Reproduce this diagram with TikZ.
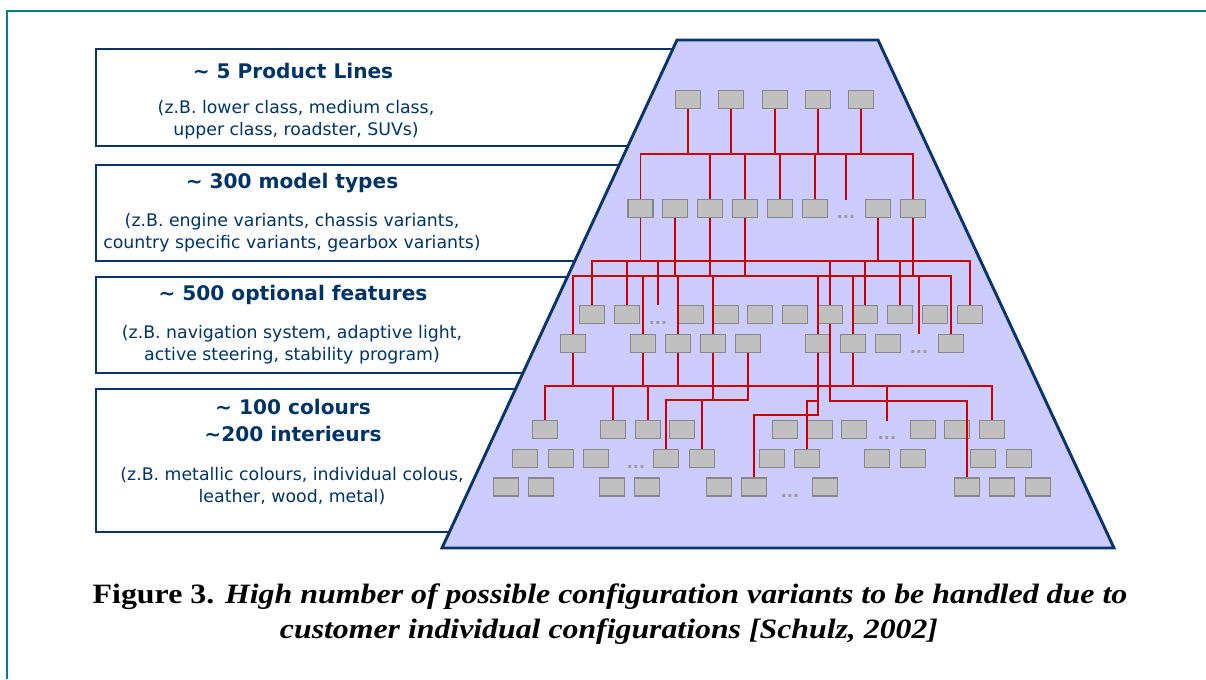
\documentclass[tikz,border=0pt]{standalone}
\usepackage{fontspec}
\usepackage{graphicx}
\setmainfont{Liberation Serif}
\newfontfamily\labfont{DejaVu Sans}
\definecolor{frameteal}{HTML}{008080}
\definecolor{navy}{HTML}{0B3468}
\definecolor{navytext}{HTML}{003366}
\definecolor{trapfill}{HTML}{CCCCFF}
\definecolor{boxfill}{HTML}{C0C0C0}
\definecolor{boxgray}{HTML}{878787}
\definecolor{dotgray}{HTML}{999999}
\definecolor{wirered}{HTML}{CC0000}
\begin{document}
\begin{tikzpicture}[x=0.75pt,y=-0.75pt,
  gbox/.style={draw=boxgray,fill=boxfill,line width=1pt,minimum width=18.8pt,minimum height=13.6pt,inner sep=0pt},
  wire/.style={draw=wirered,line width=1pt},
  dotlbl/.style={text=dotgray,font=\labfont\bfseries\fontsize{12}{12}\selectfont,inner sep=0pt,anchor=base},
  leftbox/.style={draw=navy,line width=1.1pt},
  ttl/.style={text=navytext,font=\labfont\bfseries\fontsize{15.1}{20.25}\selectfont,align=center,inner sep=0pt},
  sublbl/.style={text=navytext,font=\labfont\fontsize{13}{16.5}\selectfont,align=center,inner sep=0pt},
  captext/.style={font=\fontsize{21}{25}\selectfont\bfseries,inner sep=0pt}]
\useasboundingbox (0,0) rectangle (1206,679);
% frame
\draw[frameteal,line width=1.9pt] (1206,11) -- (7,11) -- (7,679);
% left boxes
\draw[leftbox] (96,49) rectangle (760,146);
\draw[leftbox] (96,165) rectangle (760,261);
\draw[leftbox] (96,277) rectangle (760,373);
\draw[leftbox] (96,389) rectangle (760,532);
% trapezoid
\draw[draw=navy,line width=2.2pt,fill=trapfill,line join=miter] (677,40) -- (878,40) -- (1114,548) -- (442,548) -- cycle;
% texts
\node[ttl] (t1) at (293,71) {\string~ 5 Product Lines};
\node[sublbl] (s1) at (296,119.5) {(z.B. lower class, medium class,\\upper class, roadster, SUVs)};
\node[ttl] (t2) at (292,183) {\string~ 300 model types};
\node[sublbl] (s2) at (292,232.5) {(z.B. engine variants, chassis variants,\\country specific variants, gearbox variants)};
\node[ttl] (t3) at (293,295) {\string~ 500 optional features};
\node[sublbl] (s3) at (292,344.5) {(z.B. navigation system, adaptive light,\\active steering, stability program)};
\node[ttl] (t4) at (293,420.5) {\string~ 100 colours\\\string~200 interieurs};
\node[sublbl] (s4) at (292,486) {(z.B. metallic colours, individual colous,\\leather, wood, metal)};
% row 1
\foreach \x [count=\i] in {688,731,775,818,861} \node[gbox] (a\i) at (\x,99.5) {};
% row 2
\foreach \x [count=\i] in {640.5,675,710,745,780,815,878,913} \node[gbox] (b\i) at (\x,208.5) {};
\node[dotlbl] (bdots) at (846,218) {...};
% row 3
\foreach \x [count=\i] in {592,627,691,726,760,795,830,865,900,935,970} \node[gbox] (c\i) at (\x,314.5) {};
\node[dotlbl] (cdots) at (658,324) {...};
% row 4
\foreach \x [count=\i] in {573,643,678,713,748,818,853,888,951} \node[gbox] (d\i) at (\x,343.5) {};
\node[dotlbl] (ddots) at (919,353) {...};
% row 5
\foreach \x [count=\i] in {545,613,648,682,785,820,854,923,957,992} \node[gbox] (e\i) at (\x,429.5) {};
\node[dotlbl] (edots) at (887,439) {...};
% row 6
\foreach \x [count=\i] in {525,561,596,666,702,772,807,877,913,983,1019} \node[gbox] (f\i) at (\x,458.5) {};
\node[dotlbl] (fdots) at (636,468) {...};
% row 7
\foreach \x [count=\i] in {506,541,612,647,719,754,825,967,1002,1038} \node[gbox] (g\i) at (\x,487) {};
\node[dotlbl] (gdots) at (790,497) {...};
% bus levels
\coordinate (yA) at (0,154);
\coordinate (yB) at (0,261);
\coordinate (yC) at (0,276);
\coordinate (yD) at (0,386);
\coordinate (yE) at (0,400);
\coordinate (yF) at (0,401);
\coordinate (yG) at (0,415);
% level 1 -> 2
\foreach \n in {a1,a2,a3,a4,a5} \draw[wire] (\n.south) -- (\n.south |- yA);
\draw[wire] (b1.north) -- (b1.north |- yA) -- (b8.north |- yA) -- (b8.north);
\foreach \n in {b3,b4,b5,b6} \draw[wire] (\n.north |- yA) -- (\n.north);
\coordinate (pA) at (846,200);
\draw[wire] (pA |- yA) -- (pA);
% level 2 -> 3/4
\draw[wire] (b1.south) -- (b1.south |- yB);
\draw[wire] (b7.south) -- (b7.south |- yB);
\foreach \n in {b2,b3,b4,b8} \draw[wire] (\n.south) -- (\n.south |- yC);
\draw[wire] (c1.north) -- (c1.north |- yB) -- (c11.north |- yB) -- (c11.north);
\foreach \n in {c2,c7,c8,c9} \draw[wire] (\n.north |- yB) -- (\n.north);
\coordinate (pB) at (658,305);
\draw[wire] (pB |- yB) -- (pB);
\draw[wire] (d1.north) -- (d1.north |- yC) -- (d9.north |- yC) -- (d9.north);
\foreach \n in {d2,d3,d4,d6,d7} \draw[wire] (\n.north |- yC) -- (\n.north);
\coordinate (pC) at (919,334);
\draw[wire] (pC |- yC) -- (pC);
% level 3/4 -> 5/6/7
\foreach \n in {d1,d2,d3,d7} \draw[wire] (\n.south) -- (\n.south |- yD);
\draw[wire] (e1.north) -- (e1.north |- yD) -- (e10.north |- yD) -- (e10.north);
\foreach \n in {e2,e3} \draw[wire] (\n.north |- yD) -- (\n.north);
\coordinate (pD) at (887,421);
\draw[wire] (pD |- yD) -- (pD);
\draw[wire] (d4.south) -- (d4.south |- yE);
\draw[wire] (d5.south) -- (d5.south |- yE) -- (f4.north |- yE) -- (f4.north);
\draw[wire] (f5.north |- yE) -- (f5.north);
\draw[wire] (c7.south) -- (c7.south |- yF) -- (g8.north |- yF) -- (g8.north);
\draw[wire] (d6.south) -- (d6.south |- yG) -- (g6.north |- yG) -- (g6.north);
\draw[wire] (d6.south |- yF) -- (f7.north |- yF) -- (f7.north);
% caption
\node[captext] (cap1) at (610,597) {\resizebox{776pt}{\height}{Figure 3. \itshape High number of possible configuration variants to be handled due to}};
\node[captext] (cap2) at (609,632) {\resizebox{493.5pt}{\height}{\itshape customer individual configurations [Schulz, 2002]}};
\end{tikzpicture}
\end{document}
======
▶ Task requirements
Leave the pictures out and copy the rest of the data exactly.

▶ Exercise result
Reproduce this diagram with TikZ.
\documentclass[tikz,border=0pt]{standalone}
\usepackage{fontspec}
\usepackage{graphicx}
\setmainfont{Liberation Serif}
\newfontfamily\labfont{DejaVu Sans}
\definecolor{frameteal}{HTML}{008080}
\definecolor{navy}{HTML}{0B3468}
\definecolor{navytext}{HTML}{003366}
\definecolor{trapfill}{HTML}{CCCCFF}
\definecolor{boxfill}{HTML}{C0C0C0}
\definecolor{boxgray}{HTML}{878787}
\definecolor{dotgray}{HTML}{999999}
\definecolor{wirered}{HTML}{CC0000}
\begin{document}
\begin{tikzpicture}[x=0.75pt,y=-0.75pt,
  gbox/.style={draw=boxgray,fill=boxfill,line width=1pt,minimum width=18.8pt,minimum height=13.6pt,inner sep=0pt},
  wire/.style={draw=wirered,line width=1pt},
  dotlbl/.style={text=dotgray,font=\labfont\bfseries\fontsize{12}{12}\selectfont,inner sep=0pt,anchor=base},
  leftbox/.style={draw=navy,line width=1.1pt},
  ttl/.style={text=navytext,font=\labfont\bfseries\fontsize{15.1}{20.25}\selectfont,align=center,inner sep=0pt},
  sublbl/.style={text=navytext,font=\labfont\fontsize{13}{16.5}\selectfont,align=center,inner sep=0pt},
  captext/.style={font=\fontsize{21}{25}\selectfont\bfseries,inner sep=0pt}]
\useasboundingbox (0,0) rectangle (1206,679);
% frame
\draw[frameteal,line width=1.9pt] (1206,11) -- (7,11) -- (7,679);
% left boxes
\draw[leftbox] (96,49) rectangle (760,146);
\draw[leftbox] (96,165) rectangle (760,261);
\draw[leftbox] (96,277) rectangle (760,373);
\draw[leftbox] (96,389) rectangle (760,532);
% trapezoid
\draw[draw=navy,line width=2.2pt,fill=trapfill,line join=miter] (677,40) -- (878,40) -- (1114,548) -- (442,548) -- cycle;
% texts
\node[ttl] (t1) at (293,71) {\string~ 5 Product Lines};
\node[sublbl] (s1) at (296,119.5) {(z.B. lower class, medium class,\\upper class, roadster, SUVs)};
\node[ttl] (t2) at (292,183) {\string~ 300 model types};
\node[sublbl] (s2) at (292,232.5) {(z.B. engine variants, chassis variants,\\country specific variants, gearbox variants)};
\node[ttl] (t3) at (293,295) {\string~ 500 optional features};
\node[sublbl] (s3) at (292,344.5) {(z.B. navigation system, adaptive light,\\active steering, stability program)};
\node[ttl] (t4) at (293,420.5) {\string~ 100 colours\\\string~200 interieurs};
\node[sublbl] (s4) at (292,486) {(z.B. metallic colours, individual colous,\\leather, wood, metal)};
% row 1
\foreach \x [count=\i] in {688,731,775,818,861} \node[gbox] (a\i) at (\x,99.5) {};
% row 2
\foreach \x [count=\i] in {640.5,675,710,745,780,815,878,913} \node[gbox] (b\i) at (\x,208.5) {};
\node[dotlbl] (bdots) at (846,218) {...};
% row 3
\foreach \x [count=\i] in {592,627,691,726,760,795,830,865,900,935,970} \node[gbox] (c\i) at (\x,314.5) {};
\node[dotlbl] (cdots) at (658,324) {...};
% row 4
\foreach \x [count=\i] in {573,643,678,713,748,818,853,888,951} \node[gbox] (d\i) at (\x,343.5) {};
\node[dotlbl] (ddots) at (919,353) {...};
% row 5
\foreach \x [count=\i] in {545,613,648,682,785,820,854,923,957,992} \node[gbox] (e\i) at (\x,429.5) {};
\node[dotlbl] (edots) at (887,439) {...};
% row 6
\foreach \x [count=\i] in {525,561,596,666,702,772,807,877,913,983,1019} \node[gbox] (f\i) at (\x,458.5) {};
\node[dotlbl] (fdots) at (636,468) {...};
% row 7
\foreach \x [count=\i] in {506,541,612,647,719,754,825,967,1002,1038} \node[gbox] (g\i) at (\x,487) {};
\node[dotlbl] (gdots) at (790,497) {...};
% bus levels
\coordinate (yA) at (0,154);
\coordinate (yB) at (0,261);
\coordinate (yC) at (0,276);
\coordinate (yD) at (0,386);
\coordinate (yE) at (0,400);
\coordinate (yF) at (0,401);
\coordinate (yG) at (0,415);
% level 1 -> 2
\foreach \n in {a1,a2,a3,a4,a5} \draw[wire] (\n.south) -- (\n.south |- yA);
\draw[wire] (b1.north) -- (b1.north |- yA) -- (b8.north |- yA) -- (b8.north);
\foreach \n in {b3,b4,b5,b6} \draw[wire] (\n.north |- yA) -- (\n.north);
\coordinate (pA) at (846,200);
\draw[wire] (pA |- yA) -- (pA);
% level 2 -> 3/4
\draw[wire] (b1.south) -- (b1.south |- yB);
\draw[wire] (b7.south) -- (b7.south |- yB);
\foreach \n in {b2,b3,b4,b8} \draw[wire] (\n.south) -- (\n.south |- yC);
\draw[wire] (c1.north) -- (c1.north |- yB) -- (c11.north |- yB) -- (c11.north);
\foreach \n in {c2,c7,c8,c9} \draw[wire] (\n.north |- yB) -- (\n.north);
\coordinate (pB) at (658,305);
\draw[wire] (pB |- yB) -- (pB);
\draw[wire] (d1.north) -- (d1.north |- yC) -- (d9.north |- yC) -- (d9.north);
\foreach \n in {d2,d3,d4,d6,d7} \draw[wire] (\n.north |- yC) -- (\n.north);
\coordinate (pC) at (919,334);
\draw[wire] (pC |- yC) -- (pC);
% level 3/4 -> 5/6/7
\foreach \n in {d1,d2,d3,d7} \draw[wire] (\n.south) -- (\n.south |- yD);
\draw[wire] (e1.north) -- (e1.north |- yD) -- (e10.north |- yD) -- (e10.north);
\foreach \n in {e2,e3} \draw[wire] (\n.north |- yD) -- (\n.north);
\coordinate (pD) at (887,421);
\draw[wire] (pD |- yD) -- (pD);
\draw[wire] (d4.south) -- (d4.south |- yE);
\draw[wire] (d5.south) -- (d5.south |- yE) -- (f4.north |- yE) -- (f4.north);
\draw[wire] (f5.north |- yE) -- (f5.north);
\draw[wire] (c7.south) -- (c7.south |- yF) -- (g8.north |- yF) -- (g8.north);
\draw[wire] (d6.south) -- (d6.south |- yG) -- (g6.north |- yG) -- (g6.north);
\draw[wire] (d6.south |- yF) -- (f7.north |- yF) -- (f7.north);
% caption
\node[captext] (cap1) at (610,597) {\resizebox{776pt}{\height}{Figure 3. \itshape High number of possible configuration variants to be handled due to}};
\node[captext] (cap2) at (609,632) {\resizebox{493.5pt}{\height}{\itshape customer individual configurations [Schulz, 2002]}};
\end{tikzpicture}
\end{document}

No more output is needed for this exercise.